Our dependent variable (or "status" variable) has two values:
survived vs. died. In this simple example, we are testing only four predictors:
- Age, in years, at the start of the observation period
- Pathological tumor size, in centimeters
- Number of positive axillary lymph nodes
- Estrogen receptor status (positive vs. negative)
Here are the value ranges for the predictor variables:
- Age: 22 to 88
- Pathological tumor size: 0.10 to 7.00 centimeters
- Number of positive lymph nodes: zero to 35
- Estrogen receptor status: positive vs. negative
The Cox Regression used a backward stepwise likelihood-ratio variable
selection method, based on maximum partial likelihood estimates (-2 log
likelihood). Significance criteria were set at 0.05 for inclusion in the
model, and 0.10 for removal from the model. Here is some of the actual
computer printout from the final step of the stepwise regression analysis:
--------------------- Variables in the Equation ---------------------
Variable B S.E. Wald df Sig R Exp(B)
AGE -.0314 .0121 6.7486 1 .0094 -.0893 .9691
PATHSIZE .3975 .1175 11.4476 1 .0007 .1259 1.4881
LNPOS .1372 .0361 14.4100 1 .0001 .1443 1.1471
Since this is intended as a non-technical discussion, we will not
explain all the statistics in this table. But some key things to note
are:
- Estrogen status was removed as a predictor because it did not reach
the 0.05 significance criterion for inclusion, and showed no appreciable
correlation with the dependent variable. (The column labeled "Sig"
shows the statistical significance of included variables; the column
labeled "R" shows the degree of unique correlation with the
dependent variable.)
- Number of positive axillary lymph nodes was the strongest predictor
of survival rates over the course of the observation period (R=.1443
/ Sig=.0001)
- Pathological tumor size was the second-best predictor (R=.1259
/ Sig.=.0007), and is nearly as strong a predictor as number of positive
axillary lymph nodes
- Age, although significant, is somewhat less influential than the
other two predictors (R=-0.893 / Sig.=.0094)

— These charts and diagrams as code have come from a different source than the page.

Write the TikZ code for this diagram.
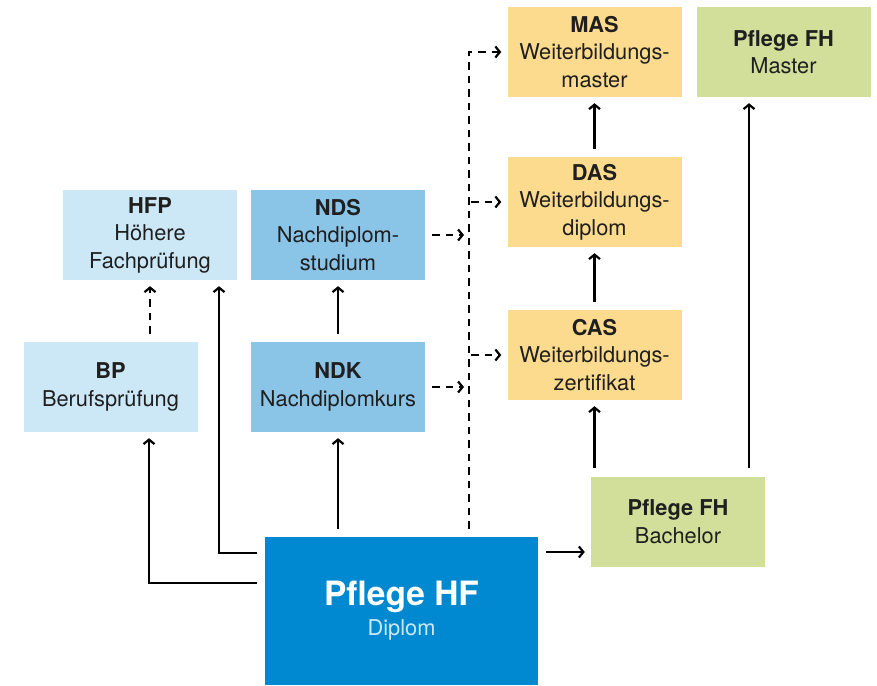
\documentclass[tikz,border=0pt]{standalone}
\usepackage{fontspec}
\setmainfont{TeX Gyre Heros}
\usetikzlibrary{arrows.meta}

\definecolor{hellblau}{HTML}{CCE8F7}
\definecolor{mittelblau}{HTML}{8AC4E6}
\definecolor{dunkelblau}{HTML}{0089D0}
\definecolor{gelb}{HTML}{FDDB8E}
\definecolor{gruen}{HTML}{D2DF9B}

\tikzset{
	feld/.style={minimum width=174pt, minimum height=90pt, inner sep=0pt, align=center,
		font=\fontsize{21.8}{27.5}\selectfont, text=black!88},
	pfeil/.style={line width=2.2pt, -{Straight Barb[length=4.5pt, width=11pt]}, shorten <=8pt, shorten >=6pt},
	strich/.style={pfeil, dash pattern=on 7.5pt off 6pt}
}

\begin{document}
\begin{tikzpicture}[x=1pt, y=-1pt]
				\useasboundingbox (0, 0) rectangle (877, 685);

				% Kaestchen
				\node[feld, fill=hellblau](hfp) at (150, 235){\textbf{HFP}\\Höhere\\Fachprüfung};
				\node[feld, fill=hellblau](bp) at (110.5, 387){\textbf{BP}\\Berufsprüfung};
				\node[feld, fill=mittelblau](nds) at (338, 235){\textbf{NDS}\\Nachdiplom-\\studium};
				\node[feld, fill=mittelblau](ndk) at (338, 387){\textbf{NDK}\\Nachdiplomkurs};
				\node[feld, fill=gelb](mas) at (594.5, 52){\textbf{MAS}\\Weiterbildungs-\\master};
				\node[feld, fill=gelb](das) at (594.5, 202){\textbf{DAS}\\Weiterbildungs-\\diplom};
				\node[feld, fill=gelb](cas) at (594.5, 355){\textbf{CAS}\\Weiterbildungs-\\zertifikat};
				\node[feld, fill=gruen](fhm) at (783.5, 52){\textbf{Pflege FH}\\Master};
				\node[feld, fill=gruen](fhb) at (678, 521.5){\textbf{Pflege FH}\\Bachelor};
				\node[feld, minimum width=273pt, minimum height=148pt, fill=dunkelblau, text=white,
					font=\fontsize{33.5}{36}\selectfont\bfseries](hf) at (401.5, 611)
					{Pflege HF\\[-6pt]{\fontsize{21.8}{26}\selectfont\mdseries\color{hellblau}Diplom}};

				\coordinate[](senk) at ([xshift=67.5pt]hf.north);
				\coordinate[](aus) at ([yshift=59pt]hf.east);
				\coordinate[](fhbo) at ([xshift=71pt]fhb.north);

				% durchgezogene Pfeile
				\draw[pfeil] (ndk.south |- hf.north)--(ndk.south);
				\draw[pfeil] (ndk.north)--(nds.south);
				\draw[pfeil] ([yshift=58pt]hf.west)-|([xshift=69pt]hfp.south);
				\draw[pfeil] ([yshift=28pt]hf.west)-|([xshift=38.5pt]bp.south);
				\draw[pfeil] (aus)--(aus -| fhb.west);
				\draw[pfeil] (cas.south |- fhb.north)--(cas.south);
				\draw[pfeil] (cas.north)--(das.south);
				\draw[pfeil] (das.north)--(mas.south);
				\draw[pfeil] (fhbo)--(fhbo |- fhm.south);

				% gestrichelte Pfeile
				\draw[strich] (hfp.south |- bp.north)--(hfp.south);
				\draw[strich] (senk)|-(mas.west);
				\draw[strich, shorten <=2pt] (senk |- das.west)--(das.west);
				\draw[strich, shorten <=2pt] (senk |- cas.west)--(cas.west);
				\draw[strich, shorten <=7pt, shorten >=5pt] (nds.east)--(nds.east -| senk);
				\draw[strich, shorten <=7pt, shorten >=5pt] (ndk.east)--(ndk.east -| senk);
			\end{tikzpicture}
\end{document}
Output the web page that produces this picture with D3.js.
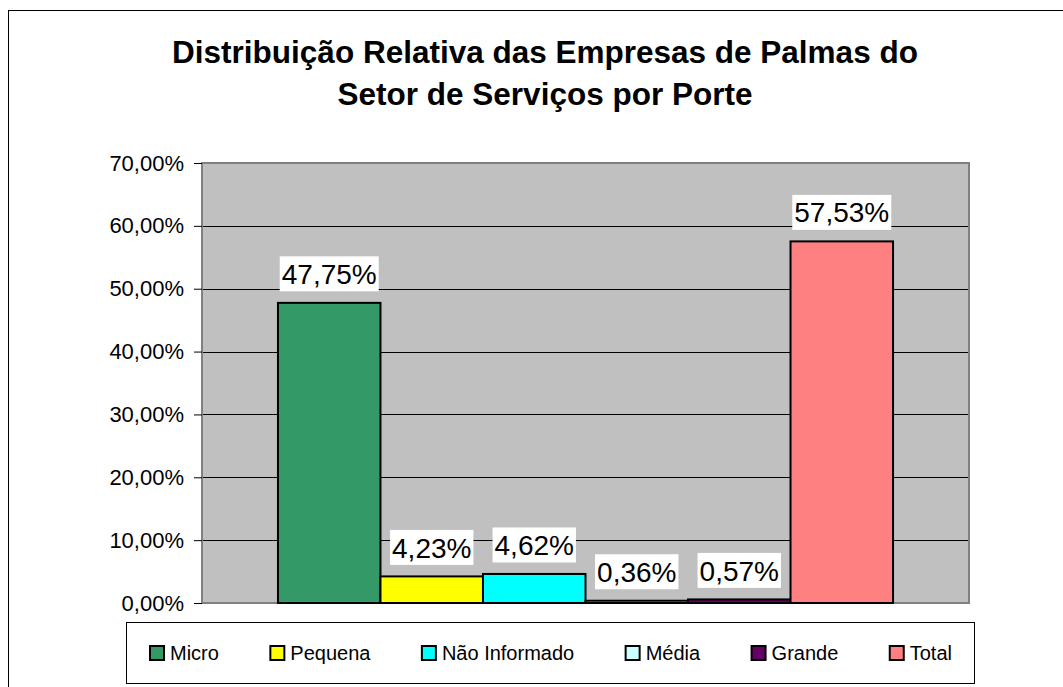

Note that both the number of positive axillary lymph nodes and the
pathological tumor size are positively correlated with the dependent variable,
which means that they are directly associated with more rapid mortality.
In contrast, age is negatively correlated with the dependent variable,
which means that younger age is predictive of somewhat longer survival.
The following chart shows the cumulative survival function during
the observation period:

Several things are immediately apparent from this chart:
- All patients survive through the tenth month of the observation
period, at which time we begin to observe a fairly constant mortality
rate which runs through the fortieth month
- At the fortieth month, the mortality rate increases and continues
at this fairly constant increased rate through the forty-fifth month
- At the forty-fifth month, there is a five-month period without
additional mortality, after which time the mortality continues at a
fairly constant rate until the end of the observaton period, by which
time approximately 11% of the original sample has died
Conclusions and Implications
The case study presented here is relatively simple, and is for illustrative
purposes only. However, with the addition of more candidate predictors
(e.g., progesterone receptor status, histologic grade, etc.), an even
more powerful model could emerge.
By understanding the influence of patient characteristics on mortality
rates over time, we are in a better position to estimate survival times
for individual patients, and to defend using different or more aggressive
therapeutic approaches for some patients.
|